*Exercise task:* From the listing that follows, output everything exactly except the pictures.

━━━━━ Information provided

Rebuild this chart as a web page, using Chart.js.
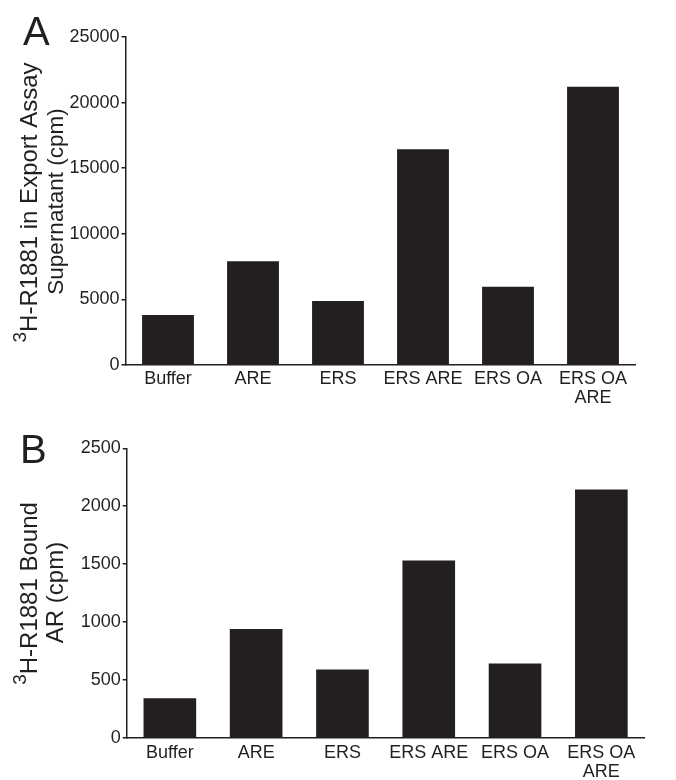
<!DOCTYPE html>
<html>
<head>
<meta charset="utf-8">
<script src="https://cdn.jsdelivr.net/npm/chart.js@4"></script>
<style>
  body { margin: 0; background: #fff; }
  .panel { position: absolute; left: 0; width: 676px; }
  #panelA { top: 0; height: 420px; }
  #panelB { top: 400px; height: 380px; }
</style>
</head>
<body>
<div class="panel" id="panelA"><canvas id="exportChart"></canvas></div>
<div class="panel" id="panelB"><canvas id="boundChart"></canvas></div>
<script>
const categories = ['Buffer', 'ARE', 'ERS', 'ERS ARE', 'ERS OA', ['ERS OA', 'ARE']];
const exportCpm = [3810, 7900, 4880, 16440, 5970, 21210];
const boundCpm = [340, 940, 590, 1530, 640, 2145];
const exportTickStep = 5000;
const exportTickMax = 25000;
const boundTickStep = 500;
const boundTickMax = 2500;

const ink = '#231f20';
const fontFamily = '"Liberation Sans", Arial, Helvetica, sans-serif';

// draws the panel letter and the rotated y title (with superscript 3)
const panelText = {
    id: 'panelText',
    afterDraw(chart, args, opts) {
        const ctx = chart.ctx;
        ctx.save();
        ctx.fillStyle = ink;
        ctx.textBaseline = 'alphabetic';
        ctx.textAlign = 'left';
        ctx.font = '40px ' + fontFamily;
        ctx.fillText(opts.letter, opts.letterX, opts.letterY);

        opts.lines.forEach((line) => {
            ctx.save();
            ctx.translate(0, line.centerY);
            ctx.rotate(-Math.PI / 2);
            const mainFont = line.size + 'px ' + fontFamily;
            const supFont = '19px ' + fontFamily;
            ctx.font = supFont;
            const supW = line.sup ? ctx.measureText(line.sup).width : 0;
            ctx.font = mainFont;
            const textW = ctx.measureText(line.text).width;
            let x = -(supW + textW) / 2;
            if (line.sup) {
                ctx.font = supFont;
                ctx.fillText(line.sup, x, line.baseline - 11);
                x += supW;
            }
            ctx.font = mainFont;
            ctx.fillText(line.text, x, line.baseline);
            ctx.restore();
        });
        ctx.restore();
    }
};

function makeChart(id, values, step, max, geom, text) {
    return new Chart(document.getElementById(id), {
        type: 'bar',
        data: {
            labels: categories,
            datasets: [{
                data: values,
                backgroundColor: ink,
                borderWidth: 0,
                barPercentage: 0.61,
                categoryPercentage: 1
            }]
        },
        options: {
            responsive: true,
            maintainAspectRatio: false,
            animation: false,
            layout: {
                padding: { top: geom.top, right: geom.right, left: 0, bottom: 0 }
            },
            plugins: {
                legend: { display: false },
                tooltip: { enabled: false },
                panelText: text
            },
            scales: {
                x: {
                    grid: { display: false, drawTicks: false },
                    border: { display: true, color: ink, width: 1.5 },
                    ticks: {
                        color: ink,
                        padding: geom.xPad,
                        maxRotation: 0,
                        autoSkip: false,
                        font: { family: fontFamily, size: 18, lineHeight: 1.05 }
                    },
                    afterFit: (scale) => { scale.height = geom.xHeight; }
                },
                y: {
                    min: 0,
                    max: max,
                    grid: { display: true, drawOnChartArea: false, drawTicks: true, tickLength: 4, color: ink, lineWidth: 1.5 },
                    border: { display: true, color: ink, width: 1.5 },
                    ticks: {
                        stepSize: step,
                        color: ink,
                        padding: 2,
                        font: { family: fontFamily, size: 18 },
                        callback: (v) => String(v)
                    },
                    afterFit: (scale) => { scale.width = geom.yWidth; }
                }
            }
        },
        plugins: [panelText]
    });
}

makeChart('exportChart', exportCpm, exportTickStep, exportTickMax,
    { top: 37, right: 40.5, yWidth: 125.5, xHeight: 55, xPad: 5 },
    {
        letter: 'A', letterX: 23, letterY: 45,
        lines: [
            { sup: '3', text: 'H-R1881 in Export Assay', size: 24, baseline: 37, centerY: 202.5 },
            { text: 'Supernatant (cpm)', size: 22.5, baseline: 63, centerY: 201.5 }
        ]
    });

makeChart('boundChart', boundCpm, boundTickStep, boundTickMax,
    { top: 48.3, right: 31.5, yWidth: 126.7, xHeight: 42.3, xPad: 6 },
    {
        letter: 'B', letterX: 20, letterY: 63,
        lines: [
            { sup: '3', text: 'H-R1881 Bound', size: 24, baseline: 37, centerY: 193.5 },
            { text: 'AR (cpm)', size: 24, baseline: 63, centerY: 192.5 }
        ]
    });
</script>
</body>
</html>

━━━━━━━━━━

*Problem solution:*
Rebuild this chart as a web page, using Chart.js.
<!DOCTYPE html>
<html>
<head>
<meta charset="utf-8">
<script src="https://cdn.jsdelivr.net/npm/chart.js@4"></script>
<style>
  body { margin: 0; background: #fff; }
  .panel { position: absolute; left: 0; width: 676px; }
  #panelA { top: 0; height: 420px; }
  #panelB { top: 400px; height: 380px; }
</style>
</head>
<body>
<div class="panel" id="panelA"><canvas id="exportChart"></canvas></div>
<div class="panel" id="panelB"><canvas id="boundChart"></canvas></div>
<script>
const categories = ['Buffer', 'ARE', 'ERS', 'ERS ARE', 'ERS OA', ['ERS OA', 'ARE']];
const exportCpm = [3810, 7900, 4880, 16440, 5970, 21210];
const boundCpm = [340, 940, 590, 1530, 640, 2145];
const exportTickStep = 5000;
const exportTickMax = 25000;
const boundTickStep = 500;
const boundTickMax = 2500;

const ink = '#231f20';
const fontFamily = '"Liberation Sans", Arial, Helvetica, sans-serif';

// draws the panel letter and the rotated y title (with superscript 3)
const panelText = {
    id: 'panelText',
    afterDraw(chart, args, opts) {
        const ctx = chart.ctx;
        ctx.save();
        ctx.fillStyle = ink;
        ctx.textBaseline = 'alphabetic';
        ctx.textAlign = 'left';
        ctx.font = '40px ' + fontFamily;
        ctx.fillText(opts.letter, opts.letterX, opts.letterY);

        opts.lines.forEach((line) => {
            ctx.save();
            ctx.translate(0, line.centerY);
            ctx.rotate(-Math.PI / 2);
            const mainFont = line.size + 'px ' + fontFamily;
            const supFont = '19px ' + fontFamily;
            ctx.font = supFont;
            const supW = line.sup ? ctx.measureText(line.sup).width : 0;
            ctx.font = mainFont;
            const textW = ctx.measureText(line.text).width;
            let x = -(supW + textW) / 2;
            if (line.sup) {
                ctx.font = supFont;
                ctx.fillText(line.sup, x, line.baseline - 11);
                x += supW;
            }
            ctx.font = mainFont;
            ctx.fillText(line.text, x, line.baseline);
            ctx.restore();
        });
        ctx.restore();
    }
};

function makeChart(id, values, step, max, geom, text) {
    return new Chart(document.getElementById(id), {
        type: 'bar',
        data: {
            labels: categories,
            datasets: [{
                data: values,
                backgroundColor: ink,
                borderWidth: 0,
                barPercentage: 0.61,
                categoryPercentage: 1
            }]
        },
        options: {
            responsive: true,
            maintainAspectRatio: false,
            animation: false,
            layout: {
                padding: { top: geom.top, right: geom.right, left: 0, bottom: 0 }
            },
            plugins: {
                legend: { display: false },
                tooltip: { enabled: false },
                panelText: text
            },
            scales: {
                x: {
                    grid: { display: false, drawTicks: false },
                    border: { display: true, color: ink, width: 1.5 },
                    ticks: {
                        color: ink,
                        padding: geom.xPad,
                        maxRotation: 0,
                        autoSkip: false,
                        font: { family: fontFamily, size: 18, lineHeight: 1.05 }
                    },
                    afterFit: (scale) => { scale.height = geom.xHeight; }
                },
                y: {
                    min: 0,
                    max: max,
                    grid: { display: true, drawOnChartArea: false, drawTicks: true, tickLength: 4, color: ink, lineWidth: 1.5 },
                    border: { display: true, color: ink, width: 1.5 },
                    ticks: {
                        stepSize: step,
                        color: ink,
                        padding: 2,
                        font: { family: fontFamily, size: 18 },
                        callback: (v) => String(v)
                    },
                    afterFit: (scale) => { scale.width = geom.yWidth; }
                }
            }
        },
        plugins: [panelText]
    });
}

makeChart('exportChart', exportCpm, exportTickStep, exportTickMax,
    { top: 37, right: 40.5, yWidth: 125.5, xHeight: 55, xPad: 5 },
    {
        letter: 'A', letterX: 23, letterY: 45,
        lines: [
            { sup: '3', text: 'H-R1881 in Export Assay', size: 24, baseline: 37, centerY: 202.5 },
            { text: 'Supernatant (cpm)', size: 22.5, baseline: 63, centerY: 201.5 }
        ]
    });

makeChart('boundChart', boundCpm, boundTickStep, boundTickMax,
    { top: 48.3, right: 31.5, yWidth: 126.7, xHeight: 42.3, xPad: 6 },
    {
        letter: 'B', letterX: 20, letterY: 63,
        lines: [
            { sup: '3', text: 'H-R1881 Bound', size: 24, baseline: 37, centerY: 193.5 },
            { text: 'AR (cpm)', size: 24, baseline: 63, centerY: 192.5 }
        ]
    });
</script>
</body>
</html>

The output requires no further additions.